A guide from Harvard Psychologist and TED Talk star Amy Cuddy.
We’ve all had those paralyzing moments where our palms are sweating more than a marathon runner and our heart is hammering at a million times a minute.
You’ve also probably bitten the bullet and pushed those feelings down just enough to get through a presentation or take on a terrifying new venture… only to have them pop up again next time.
But what if you could tell that nagging voice in your head — the one that says “you can’t do it” or instills fear in your heart — to just shut up, right now? What if you could harness that relieved feeling after doing a presentation before you got on stage?
Look no further than Harvard Psychology Professor and TED Talk star Amy Cuddy. She extensively studied why certain people are able to take more risks and have the confident demeanor that landed them more business deals and job offers.
She found that everything from their body language to simple daily thoughts allowed them to rapidly evaporate fear in the moment and replace it with belief in their fantastic abilities.
Her TED talk (which has been viewed over 30 million times) and book “Presence: Bringing Your Boldest Self to Your Biggest Challenges,” offer actionable and surprisingly easy steps to trick your brain to conquer your fears.
Check out her advice on how to reprogram your brain to ditch fear and replace it with positivity and confidence:
“Don’t fake it till you make it.

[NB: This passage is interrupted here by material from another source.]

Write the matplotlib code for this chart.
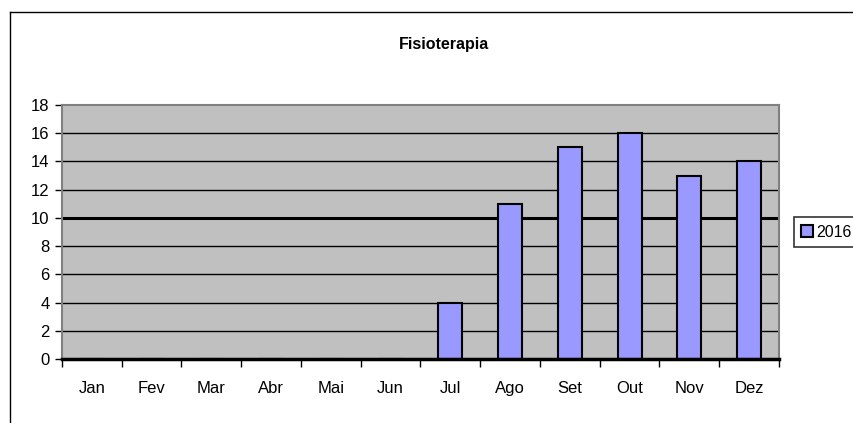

Fake it till you become.”
― Amy Cuddy
Early in her college career, Cuddy suffered a severe head injury in a car accident, and doctors said she would struggle to fully regain her mental capacity and finish her undergraduate degree. When she faced gigantic feelings of inadequacy, Cuddy’s professor advised her to fake the feeling of fitting in until she actually felt like she did.
We’ve all heard the phrase “fake it ‘till you make it” in passing, and maybe even rolled our eyes to it, but the professor was onto something: numerous studies back up the fact that “faking it” actually improves your chances of making (or becoming) it, from dressing up for the job you want to simply smiling to become happier.
And it’s a self-perpetuating cycle — the more you “pretend” to know what you’re doing, the more you actually know what you’re doing, boosting your confidence even further.
So if you think you don’t have the skills or knowledge to get it done, go ahead and pretend that you do. What you eventually know you can do will completely surprise you.
Cuddy also highly recommended mindfulness as a way to evaporate fear and boost self-confidence.
According to Harvard Business Review, it’s a way to “learn to stay present, participate in regulating our own nervous system, and eventually, develop new, more free and helpful ways of interacting.”
This is done by “noticing we are provoked,” like when you start sweating and feel your heart rate go up. Then, when you’re completely aware of every (manageable) thing happening to your body; you’re making a choice to be “put and present, to be curious and explore your experience.”
Basically, instead of sweating and blindly feeling like the world’s going to collapse, you pay attention to the situation at hand, and say “hey, I feel a little jittery, and my body is nervous, but I’m going to be okay”.
Stephen Hawking once said, “One of the basic rules of the universe is that nothing is perfect. Perfection simply doesn’t exist.”
If Mother Nature hasn’t figured it out yet, then neither will you.
There are a million and a half things that will be completely out of your control every day, no matter how much effort you put in — so ignore what’s outside of your influence, and you’ll find confidence that you can conquer the rest.
“We convince ourselves, and that allows us to convince others.” — Amy Cuddy
Your body language can make you look more confident, or in some of our cases, can make you look like you have no idea what you’re doing.
What you may not realize is that standing tall not only makes you look confident, but it releases a surge of chemicals that make you feel more confident.
On the other hand, if you hunch over or look down frequently, you’ll come across as insecure or depressed. Cuddy breaks these stances down between expansive and contractive poses. Pay attention to what poses your body naturally goes into, then make a conscious effort to open up and display your confident self.
One body language change she recommends you try making is the classic Wonder Woman pose with your arms out and posed on your hips. By standing like a superhero, you won’t only feel like one, but people will think you’re a Wonder (Wo)man and have their attention glued to you.
Also, importantly, pay attention to how much you use your smartphone in stressful situations. It automatically puts you in a contractive position, not to mention studies link excessive phone usage to fear and less confidence!
Remember, there’s nothing wrong with fear as long as you use it as a driver to push yourself forward, rather than letting it hold you back. Vanquish your insecurities by using your presence of mind to focus and project confidence. From there, it’s up to you to make the rest happen.